— START OF DATA BLOCK —

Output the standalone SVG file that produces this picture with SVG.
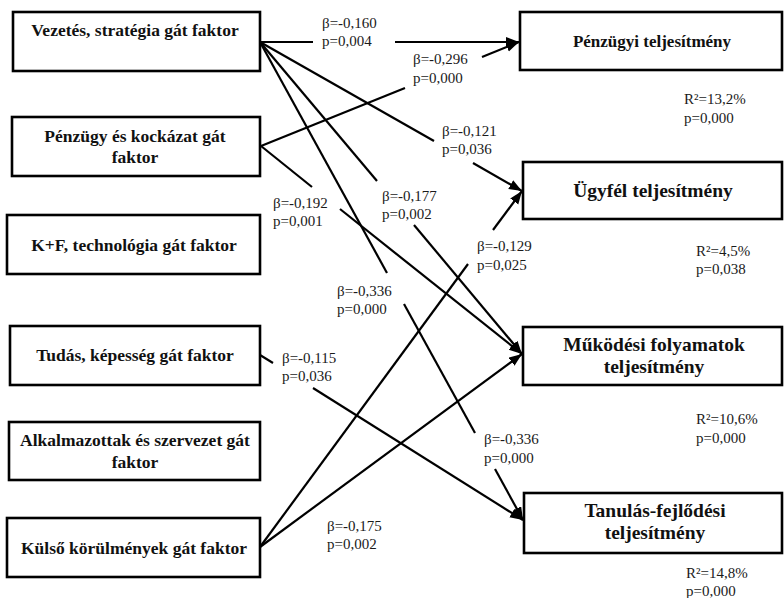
<svg xmlns="http://www.w3.org/2000/svg" width="784" height="598" viewBox="0 0 784 598">
<defs>
<style>
.box{fill:#fff;stroke:#000;stroke-width:2.6}
.bt{font-family:"Liberation Serif","Times New Roman",serif;font-weight:bold;font-size:17.5px;fill:#111;text-anchor:middle}
.rt{font-family:"Liberation Serif","Times New Roman",serif;font-weight:bold;font-size:19.5px;fill:#111;text-anchor:middle}
.lb{font-family:"Liberation Serif","Times New Roman",serif;font-size:15px;fill:#1a1a1a}
.ln{fill:none;stroke:#000;stroke-width:2.2}
</style>
<marker id="ah" markerUnits="userSpaceOnUse" markerWidth="14" markerHeight="12" refX="13" refY="5" orient="auto">
<path d="M0,0 L13,5 L0,10 z" fill="#000"/>
</marker>
</defs>
<rect width="784" height="598" fill="#fff"/>

<g id="connectors">
<!-- Vezetés -> Pénzügyi -->
<path class="ln" d="M260,42 H313"/>
<path class="ln" d="M395,42 H519" marker-end="url(#ah)"/>
<!-- Vezetés -> Ügyfél -->
<path class="ln" d="M260,42 L434,141"/>
<path class="ln" d="M473,163 L522,191" marker-end="url(#ah)"/>
<!-- Vezetés -> Működési -->
<path class="ln" d="M260,42 L377,181"/>
<path class="ln" d="M414,225 L522,354" marker-end="url(#ah)"/>
<!-- Vezetés -> Tanulás -->
<path class="ln" d="M260,42 L387,273"/>
<path class="ln" d="M404,304 L475,433"/>
<path class="ln" d="M495,469 L523,520" marker-end="url(#ah)"/>
<!-- Pénzügy -> Pénzügyi -->
<path class="ln" d="M261,146 L405,88"/>
<path class="ln" d="M482,57 L519,42" marker-end="url(#ah)"/>
<!-- Pénzügy -> Működési -->
<path class="ln" d="M261,146 L312,187"/>
<path class="ln" d="M340,209 L522,354" marker-end="url(#ah)"/>
<!-- Tudás -> Tanulás -->
<path class="ln" d="M260,355 L273,363"/>
<path class="ln" d="M313,388 L523,520" marker-end="url(#ah)"/>
<!-- Külső -> Ügyfél -->
<path class="ln" d="M260,547 L468,264"/>
<path class="ln" d="M493,230 L522,191" marker-end="url(#ah)"/>
<!-- Külső -> Működési -->
<path class="ln" d="M260,547 L522,354" marker-end="url(#ah)"/>
</g>

<g id="n-vezetes">
<rect class="box" x="13" y="12" width="247" height="59"/>
<text class="bt" x="135" y="36">Vezetés, stratégia gát faktor</text>
</g>
<g id="n-penzugy">
<rect class="box" x="12" y="117" width="248" height="59"/>
<text class="bt" x="135" y="142">Pénzügy és kockázat gát</text>
<text class="bt" x="135" y="163">faktor</text>
</g>
<g id="n-kf">
<rect class="box" x="7" y="215" width="253" height="59"/>
<text class="bt" x="134" y="251">K+F, technológia gát faktor</text>
</g>
<g id="n-tudas">
<rect class="box" x="10" y="326" width="250" height="59"/>
<text class="bt" x="135" y="361">Tudás, képesség gát faktor</text>
</g>
<g id="n-alkalmazottak">
<rect class="box" x="9" y="422" width="251" height="58"/>
<text class="bt" x="135" y="446">Alkalmazottak és szervezet gát</text>
<text class="bt" x="135" y="468">faktor</text>
</g>
<g id="n-kulso">
<rect class="box" x="7" y="518" width="253" height="59"/>
<text class="bt" x="134" y="554">Külső körülmények gát faktor</text>
</g>

<g id="n-penzugyi">
<rect class="box" x="520" y="12" width="262" height="58"/>
<text class="bt" x="652" y="47" style="font-size:17px">Pénzügyi teljesítmény</text>
</g>
<g id="n-ugyfel">
<rect class="box" x="523" y="162" width="259" height="57"/>
<text class="rt" x="653" y="197">Ügyfél teljesítmény</text>
</g>
<g id="n-mukodesi">
<rect class="box" x="523" y="327" width="259" height="58"/>
<text class="rt" x="654" y="351">Működési folyamatok</text>
<text class="rt" x="654" y="373">teljesítmény</text>
</g>
<g id="n-tanulas">
<rect class="box" x="524" y="493" width="258" height="60"/>
<text class="rt" x="655" y="517">Tanulás-fejlődési</text>
<text class="rt" x="655" y="539">teljesítmény</text>
</g>

<g id="labels">
<text class="lb" x="322" y="28">β=-0,160</text>
<text class="lb" x="322" y="46">p=0,004</text>
<text class="lb" x="413" y="64">β=-0,296</text>
<text class="lb" x="413" y="83">p=0,000</text>
<text class="lb" x="442" y="136">β=-0,121</text>
<text class="lb" x="442" y="154">p=0,036</text>
<text class="lb" x="273" y="208">β=-0,192</text>
<text class="lb" x="273" y="226">p=0,001</text>
<text class="lb" x="382" y="201">β=-0,177</text>
<text class="lb" x="382" y="219">p=0,002</text>
<text class="lb" x="477" y="251">β=-0,129</text>
<text class="lb" x="477" y="270">p=0,025</text>
<text class="lb" x="337" y="296">β=-0,336</text>
<text class="lb" x="337" y="314">p=0,000</text>
<text class="lb" x="282" y="363">β=-0,115</text>
<text class="lb" x="282" y="381">p=0,036</text>
<text class="lb" x="484" y="444">β=-0,336</text>
<text class="lb" x="484" y="463">p=0,000</text>
<text class="lb" x="327" y="531">β=-0,175</text>
<text class="lb" x="327" y="549">p=0,002</text>
<text class="lb" x="684" y="104">R²=13,2%</text>
<text class="lb" x="684" y="123">p=0,000</text>
<text class="lb" x="696" y="256">R²=4,5%</text>
<text class="lb" x="696" y="274">p=0,038</text>
<text class="lb" x="696" y="424">R²=10,6%</text>
<text class="lb" x="696" y="443">p=0,000</text>
<text class="lb" x="686" y="578">R²=14,8%</text>
<text class="lb" x="686" y="596">p=0,000</text>
</g>
</svg>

— END OF DATA BLOCK —

Go through the listing above and write it out again exactly, dropping the pictures.

- [FINISHED EXERCISE]
Output the standalone SVG file that produces this picture with SVG.
<svg xmlns="http://www.w3.org/2000/svg" width="784" height="598" viewBox="0 0 784 598">
<defs>
<style>
.box{fill:#fff;stroke:#000;stroke-width:2.6}
.bt{font-family:"Liberation Serif","Times New Roman",serif;font-weight:bold;font-size:17.5px;fill:#111;text-anchor:middle}
.rt{font-family:"Liberation Serif","Times New Roman",serif;font-weight:bold;font-size:19.5px;fill:#111;text-anchor:middle}
.lb{font-family:"Liberation Serif","Times New Roman",serif;font-size:15px;fill:#1a1a1a}
.ln{fill:none;stroke:#000;stroke-width:2.2}
</style>
<marker id="ah" markerUnits="userSpaceOnUse" markerWidth="14" markerHeight="12" refX="13" refY="5" orient="auto">
<path d="M0,0 L13,5 L0,10 z" fill="#000"/>
</marker>
</defs>
<rect width="784" height="598" fill="#fff"/>

<g id="connectors">
<!-- Vezetés -> Pénzügyi -->
<path class="ln" d="M260,42 H313"/>
<path class="ln" d="M395,42 H519" marker-end="url(#ah)"/>
<!-- Vezetés -> Ügyfél -->
<path class="ln" d="M260,42 L434,141"/>
<path class="ln" d="M473,163 L522,191" marker-end="url(#ah)"/>
<!-- Vezetés -> Működési -->
<path class="ln" d="M260,42 L377,181"/>
<path class="ln" d="M414,225 L522,354" marker-end="url(#ah)"/>
<!-- Vezetés -> Tanulás -->
<path class="ln" d="M260,42 L387,273"/>
<path class="ln" d="M404,304 L475,433"/>
<path class="ln" d="M495,469 L523,520" marker-end="url(#ah)"/>
<!-- Pénzügy -> Pénzügyi -->
<path class="ln" d="M261,146 L405,88"/>
<path class="ln" d="M482,57 L519,42" marker-end="url(#ah)"/>
<!-- Pénzügy -> Működési -->
<path class="ln" d="M261,146 L312,187"/>
<path class="ln" d="M340,209 L522,354" marker-end="url(#ah)"/>
<!-- Tudás -> Tanulás -->
<path class="ln" d="M260,355 L273,363"/>
<path class="ln" d="M313,388 L523,520" marker-end="url(#ah)"/>
<!-- Külső -> Ügyfél -->
<path class="ln" d="M260,547 L468,264"/>
<path class="ln" d="M493,230 L522,191" marker-end="url(#ah)"/>
<!-- Külső -> Működési -->
<path class="ln" d="M260,547 L522,354" marker-end="url(#ah)"/>
</g>

<g id="n-vezetes">
<rect class="box" x="13" y="12" width="247" height="59"/>
<text class="bt" x="135" y="36">Vezetés, stratégia gát faktor</text>
</g>
<g id="n-penzugy">
<rect class="box" x="12" y="117" width="248" height="59"/>
<text class="bt" x="135" y="142">Pénzügy és kockázat gát</text>
<text class="bt" x="135" y="163">faktor</text>
</g>
<g id="n-kf">
<rect class="box" x="7" y="215" width="253" height="59"/>
<text class="bt" x="134" y="251">K+F, technológia gát faktor</text>
</g>
<g id="n-tudas">
<rect class="box" x="10" y="326" width="250" height="59"/>
<text class="bt" x="135" y="361">Tudás, képesség gát faktor</text>
</g>
<g id="n-alkalmazottak">
<rect class="box" x="9" y="422" width="251" height="58"/>
<text class="bt" x="135" y="446">Alkalmazottak és szervezet gát</text>
<text class="bt" x="135" y="468">faktor</text>
</g>
<g id="n-kulso">
<rect class="box" x="7" y="518" width="253" height="59"/>
<text class="bt" x="134" y="554">Külső körülmények gát faktor</text>
</g>

<g id="n-penzugyi">
<rect class="box" x="520" y="12" width="262" height="58"/>
<text class="bt" x="652" y="47" style="font-size:17px">Pénzügyi teljesítmény</text>
</g>
<g id="n-ugyfel">
<rect class="box" x="523" y="162" width="259" height="57"/>
<text class="rt" x="653" y="197">Ügyfél teljesítmény</text>
</g>
<g id="n-mukodesi">
<rect class="box" x="523" y="327" width="259" height="58"/>
<text class="rt" x="654" y="351">Működési folyamatok</text>
<text class="rt" x="654" y="373">teljesítmény</text>
</g>
<g id="n-tanulas">
<rect class="box" x="524" y="493" width="258" height="60"/>
<text class="rt" x="655" y="517">Tanulás-fejlődési</text>
<text class="rt" x="655" y="539">teljesítmény</text>
</g>

<g id="labels">
<text class="lb" x="322" y="28">β=-0,160</text>
<text class="lb" x="322" y="46">p=0,004</text>
<text class="lb" x="413" y="64">β=-0,296</text>
<text class="lb" x="413" y="83">p=0,000</text>
<text class="lb" x="442" y="136">β=-0,121</text>
<text class="lb" x="442" y="154">p=0,036</text>
<text class="lb" x="273" y="208">β=-0,192</text>
<text class="lb" x="273" y="226">p=0,001</text>
<text class="lb" x="382" y="201">β=-0,177</text>
<text class="lb" x="382" y="219">p=0,002</text>
<text class="lb" x="477" y="251">β=-0,129</text>
<text class="lb" x="477" y="270">p=0,025</text>
<text class="lb" x="337" y="296">β=-0,336</text>
<text class="lb" x="337" y="314">p=0,000</text>
<text class="lb" x="282" y="363">β=-0,115</text>
<text class="lb" x="282" y="381">p=0,036</text>
<text class="lb" x="484" y="444">β=-0,336</text>
<text class="lb" x="484" y="463">p=0,000</text>
<text class="lb" x="327" y="531">β=-0,175</text>
<text class="lb" x="327" y="549">p=0,002</text>
<text class="lb" x="684" y="104">R²=13,2%</text>
<text class="lb" x="684" y="123">p=0,000</text>
<text class="lb" x="696" y="256">R²=4,5%</text>
<text class="lb" x="696" y="274">p=0,038</text>
<text class="lb" x="696" y="424">R²=10,6%</text>
<text class="lb" x="696" y="443">p=0,000</text>
<text class="lb" x="686" y="578">R²=14,8%</text>
<text class="lb" x="686" y="596">p=0,000</text>
</g>
</svg>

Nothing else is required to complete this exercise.